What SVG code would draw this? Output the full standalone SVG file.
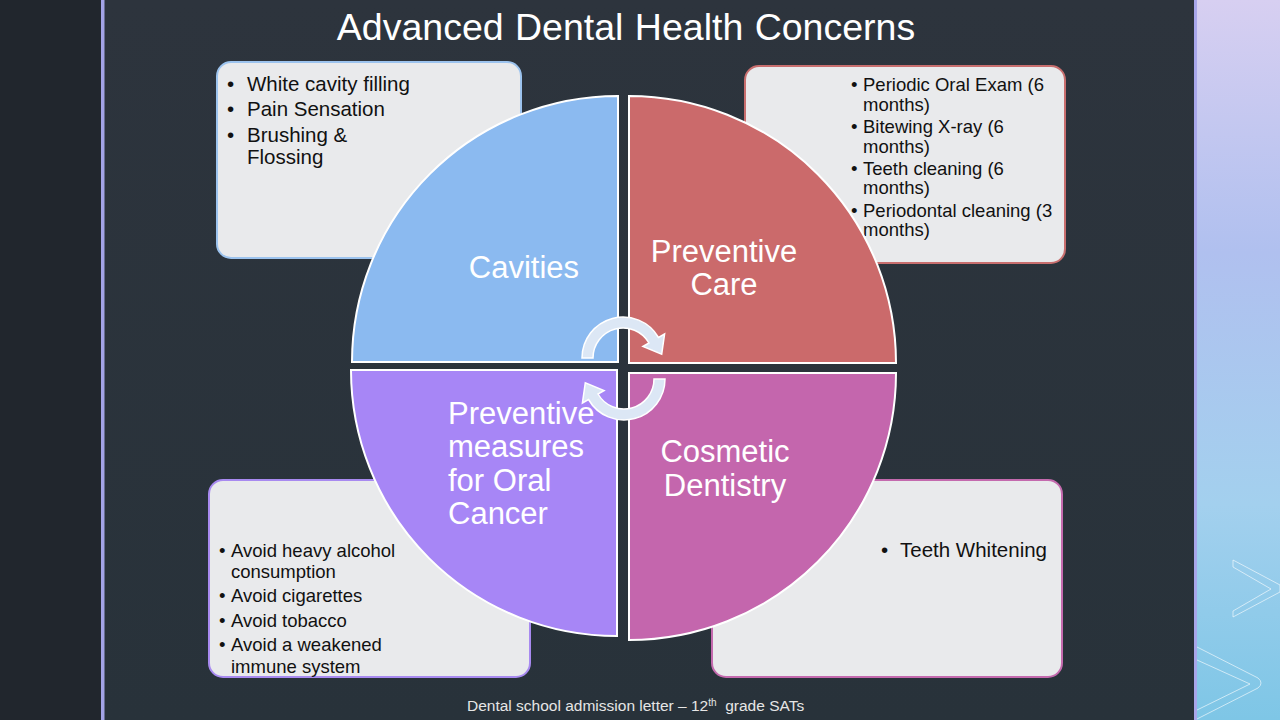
<svg xmlns="http://www.w3.org/2000/svg" width="1280" height="720" viewBox="0 0 1280 720">
<defs>
<linearGradient id="bgMain" x1="0" y1="0" x2="0" y2="1">
<stop offset="0" stop-color="#2d343d"/>
<stop offset="1" stop-color="#28323a"/>
</linearGradient>
<linearGradient id="bgRight" x1="0" y1="0" x2="0" y2="1">
<stop offset="0" stop-color="#d7cff1"/>
<stop offset="0.35" stop-color="#b0c0ef"/>
<stop offset="0.7" stop-color="#a3d0ee"/>
<stop offset="1" stop-color="#7ec6e6"/>
</linearGradient>
<style>
.box{fill:#e9eaec;stroke-width:2}
.quad{stroke:#ffffff;stroke-width:2}
.qt{font-family:"Liberation Sans",Arial,sans-serif;font-size:31px;fill:#ffffff}
.bt{font-family:"Liberation Sans",Arial,sans-serif;fill:#111111}
.arr{fill:#dce7f5;stroke:#ffffff;stroke-width:1.5}
.chev{fill:none;stroke:#ffffff;stroke-opacity:0.6;stroke-width:1}
</style>
</defs>
<rect x="0" y="0" width="1280" height="720" fill="url(#bgMain)"/>
<rect x="0" y="0" width="101" height="720" fill="#21262d"/>
<rect x="101" y="0" width="3.5" height="720" fill="#a3a3e6"/>
<rect x="1194" y="0" width="86" height="720" fill="url(#bgRight)"/>
<rect x="1194" y="0" width="3" height="720" fill="#a8a6ea"/>
<path class="chev" d="M1233,560 L1280,585 L1280,592 L1233,617 L1233,611 L1271,589 L1233,567 Z"/>
<path class="chev" d="M1197,647 L1258,678 Q1264,683 1258,688 L1197,719 M1197,660 L1250,684 L1197,710"/>

<text x="626" y="40" text-anchor="middle" font-family="'Liberation Sans',Arial,sans-serif" font-size="37.5" word-spacing="1" fill="#ffffff">Advanced Dental Health Concerns</text>

<g id="box-cavities">
<rect class="box" x="217" y="62" width="304" height="196" rx="14" stroke="#9cc3ee"/>
<text class="bt" font-size="20.5"><tspan x="227" y="91">•</tspan><tspan x="247" y="91">White cavity filling</tspan><tspan x="227" y="116">•</tspan><tspan x="247" y="116">Pain Sensation</tspan><tspan x="227" y="142">•</tspan><tspan x="247" y="142">Brushing &amp;</tspan><tspan x="247" y="164">Flossing</tspan></text>
</g>
<g id="box-preventive-care">
<rect class="box" x="745" y="66" width="320" height="197" rx="14" stroke="#c86e6e"/>
<text class="bt" font-size="18.5"><tspan x="851" y="91">•</tspan><tspan x="863" y="91">Periodic Oral Exam (6</tspan><tspan x="863" y="111">months)</tspan><tspan x="851" y="133">•</tspan><tspan x="863" y="133">Bitewing X-ray (6</tspan><tspan x="863" y="153">months)</tspan><tspan x="851" y="175">•</tspan><tspan x="863" y="175">Teeth cleaning (6</tspan><tspan x="863" y="194">months)</tspan><tspan x="851" y="217">•</tspan><tspan x="863" y="217">Periodontal cleaning (3</tspan><tspan x="863" y="236">months)</tspan></text>
</g>
<g id="box-oral-cancer">
<rect class="box" x="209" y="480" width="321" height="197" rx="14" stroke="#a88af0"/>
<text class="bt" font-size="18.5"><tspan x="219" y="557">•</tspan><tspan x="231" y="557">Avoid heavy alcohol</tspan><tspan x="231" y="578">consumption</tspan><tspan x="219" y="602">•</tspan><tspan x="231" y="602">Avoid cigarettes</tspan><tspan x="219" y="627">•</tspan><tspan x="231" y="627">Avoid tobacco</tspan><tspan x="219" y="651">•</tspan><tspan x="231" y="651">Avoid a weakened</tspan><tspan x="231" y="673">immune system</tspan></text>
</g>
<g id="box-cosmetic">
<rect class="box" x="712" y="480" width="350" height="197" rx="14" stroke="#c46aae"/>
<text class="bt" font-size="20.5"><tspan x="881" y="557">•</tspan><tspan x="900" y="557">Teeth Whitening</tspan></text>
</g>

<g id="node-cavities">
<path class="quad" fill="#8bbaf0" d="M618,362 L352,362 A266,266 0 0 1 618,96 Z"/>
<text class="qt" x="524" y="278" text-anchor="middle">Cavities</text>
</g>
<g id="node-preventive-care">
<path class="quad" fill="#cb6a6b" d="M629,363 L629,96 A267,267 0 0 1 896,363 Z"/>
<text class="qt" text-anchor="middle"><tspan x="724" y="262">Preventive</tspan><tspan x="724" y="295">Care</tspan></text>
</g>
<g id="node-oral-cancer">
<path class="quad" fill="#a786f6" d="M617,370 L617,636 A266,266 0 0 1 351,370 Z"/>
<text class="qt"><tspan x="448" y="424">Preventive</tspan><tspan x="448" y="457">measures</tspan><tspan x="448" y="491">for Oral</tspan><tspan x="448" y="524">Cancer</tspan></text>
</g>
<g id="node-cosmetic">
<path class="quad" fill="#c466ad" d="M629,373 L896,373 A267,267 0 0 1 629,640 Z"/>
<text class="qt" text-anchor="middle"><tspan x="725" y="462">Cosmetic</tspan><tspan x="725" y="496">Dentistry</tspan></text>
</g>

<g id="connectors">
<path class="arr" d="M582,358 A41,41 0 0 1 658.5,337.5 L664.6,334 L661.7,354.1 L642.9,346.5 L649,343 A30,30 0 0 0 593,358 Z"/>
<path class="arr" d="M665,379 A41,41 0 0 1 588.5,399.5 L582.4,403 L585.3,382.9 L604.1,390.5 L598,394 A30,30 0 0 0 654,379 Z"/>
</g>

<text x="467" y="711" font-family="'Liberation Sans',Arial,sans-serif" font-size="15.5" fill="#e6e6e6">Dental school admission letter – 12<tspan font-size="10" dy="-5">th</tspan><tspan dy="5">&#160; grade SATs</tspan></text>
</svg>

* WRITTEN PROBLEM *
The listing above needs to be output again exactly. Don't include the pictures.

* SOLUTION TO THIS PROBLEM *
What SVG code would draw this? Output the full standalone SVG file.
<svg xmlns="http://www.w3.org/2000/svg" width="1280" height="720" viewBox="0 0 1280 720">
<defs>
<linearGradient id="bgMain" x1="0" y1="0" x2="0" y2="1">
<stop offset="0" stop-color="#2d343d"/>
<stop offset="1" stop-color="#28323a"/>
</linearGradient>
<linearGradient id="bgRight" x1="0" y1="0" x2="0" y2="1">
<stop offset="0" stop-color="#d7cff1"/>
<stop offset="0.35" stop-color="#b0c0ef"/>
<stop offset="0.7" stop-color="#a3d0ee"/>
<stop offset="1" stop-color="#7ec6e6"/>
</linearGradient>
<style>
.box{fill:#e9eaec;stroke-width:2}
.quad{stroke:#ffffff;stroke-width:2}
.qt{font-family:"Liberation Sans",Arial,sans-serif;font-size:31px;fill:#ffffff}
.bt{font-family:"Liberation Sans",Arial,sans-serif;fill:#111111}
.arr{fill:#dce7f5;stroke:#ffffff;stroke-width:1.5}
.chev{fill:none;stroke:#ffffff;stroke-opacity:0.6;stroke-width:1}
</style>
</defs>
<rect x="0" y="0" width="1280" height="720" fill="url(#bgMain)"/>
<rect x="0" y="0" width="101" height="720" fill="#21262d"/>
<rect x="101" y="0" width="3.5" height="720" fill="#a3a3e6"/>
<rect x="1194" y="0" width="86" height="720" fill="url(#bgRight)"/>
<rect x="1194" y="0" width="3" height="720" fill="#a8a6ea"/>
<path class="chev" d="M1233,560 L1280,585 L1280,592 L1233,617 L1233,611 L1271,589 L1233,567 Z"/>
<path class="chev" d="M1197,647 L1258,678 Q1264,683 1258,688 L1197,719 M1197,660 L1250,684 L1197,710"/>

<text x="626" y="40" text-anchor="middle" font-family="'Liberation Sans',Arial,sans-serif" font-size="37.5" word-spacing="1" fill="#ffffff">Advanced Dental Health Concerns</text>

<g id="box-cavities">
<rect class="box" x="217" y="62" width="304" height="196" rx="14" stroke="#9cc3ee"/>
<text class="bt" font-size="20.5"><tspan x="227" y="91">•</tspan><tspan x="247" y="91">White cavity filling</tspan><tspan x="227" y="116">•</tspan><tspan x="247" y="116">Pain Sensation</tspan><tspan x="227" y="142">•</tspan><tspan x="247" y="142">Brushing &amp;</tspan><tspan x="247" y="164">Flossing</tspan></text>
</g>
<g id="box-preventive-care">
<rect class="box" x="745" y="66" width="320" height="197" rx="14" stroke="#c86e6e"/>
<text class="bt" font-size="18.5"><tspan x="851" y="91">•</tspan><tspan x="863" y="91">Periodic Oral Exam (6</tspan><tspan x="863" y="111">months)</tspan><tspan x="851" y="133">•</tspan><tspan x="863" y="133">Bitewing X-ray (6</tspan><tspan x="863" y="153">months)</tspan><tspan x="851" y="175">•</tspan><tspan x="863" y="175">Teeth cleaning (6</tspan><tspan x="863" y="194">months)</tspan><tspan x="851" y="217">•</tspan><tspan x="863" y="217">Periodontal cleaning (3</tspan><tspan x="863" y="236">months)</tspan></text>
</g>
<g id="box-oral-cancer">
<rect class="box" x="209" y="480" width="321" height="197" rx="14" stroke="#a88af0"/>
<text class="bt" font-size="18.5"><tspan x="219" y="557">•</tspan><tspan x="231" y="557">Avoid heavy alcohol</tspan><tspan x="231" y="578">consumption</tspan><tspan x="219" y="602">•</tspan><tspan x="231" y="602">Avoid cigarettes</tspan><tspan x="219" y="627">•</tspan><tspan x="231" y="627">Avoid tobacco</tspan><tspan x="219" y="651">•</tspan><tspan x="231" y="651">Avoid a weakened</tspan><tspan x="231" y="673">immune system</tspan></text>
</g>
<g id="box-cosmetic">
<rect class="box" x="712" y="480" width="350" height="197" rx="14" stroke="#c46aae"/>
<text class="bt" font-size="20.5"><tspan x="881" y="557">•</tspan><tspan x="900" y="557">Teeth Whitening</tspan></text>
</g>

<g id="node-cavities">
<path class="quad" fill="#8bbaf0" d="M618,362 L352,362 A266,266 0 0 1 618,96 Z"/>
<text class="qt" x="524" y="278" text-anchor="middle">Cavities</text>
</g>
<g id="node-preventive-care">
<path class="quad" fill="#cb6a6b" d="M629,363 L629,96 A267,267 0 0 1 896,363 Z"/>
<text class="qt" text-anchor="middle"><tspan x="724" y="262">Preventive</tspan><tspan x="724" y="295">Care</tspan></text>
</g>
<g id="node-oral-cancer">
<path class="quad" fill="#a786f6" d="M617,370 L617,636 A266,266 0 0 1 351,370 Z"/>
<text class="qt"><tspan x="448" y="424">Preventive</tspan><tspan x="448" y="457">measures</tspan><tspan x="448" y="491">for Oral</tspan><tspan x="448" y="524">Cancer</tspan></text>
</g>
<g id="node-cosmetic">
<path class="quad" fill="#c466ad" d="M629,373 L896,373 A267,267 0 0 1 629,640 Z"/>
<text class="qt" text-anchor="middle"><tspan x="725" y="462">Cosmetic</tspan><tspan x="725" y="496">Dentistry</tspan></text>
</g>

<g id="connectors">
<path class="arr" d="M582,358 A41,41 0 0 1 658.5,337.5 L664.6,334 L661.7,354.1 L642.9,346.5 L649,343 A30,30 0 0 0 593,358 Z"/>
<path class="arr" d="M665,379 A41,41 0 0 1 588.5,399.5 L582.4,403 L585.3,382.9 L604.1,390.5 L598,394 A30,30 0 0 0 654,379 Z"/>
</g>

<text x="467" y="711" font-family="'Liberation Sans',Arial,sans-serif" font-size="15.5" fill="#e6e6e6">Dental school admission letter – 12<tspan font-size="10" dy="-5">th</tspan><tspan dy="5">&#160; grade SATs</tspan></text>
</svg>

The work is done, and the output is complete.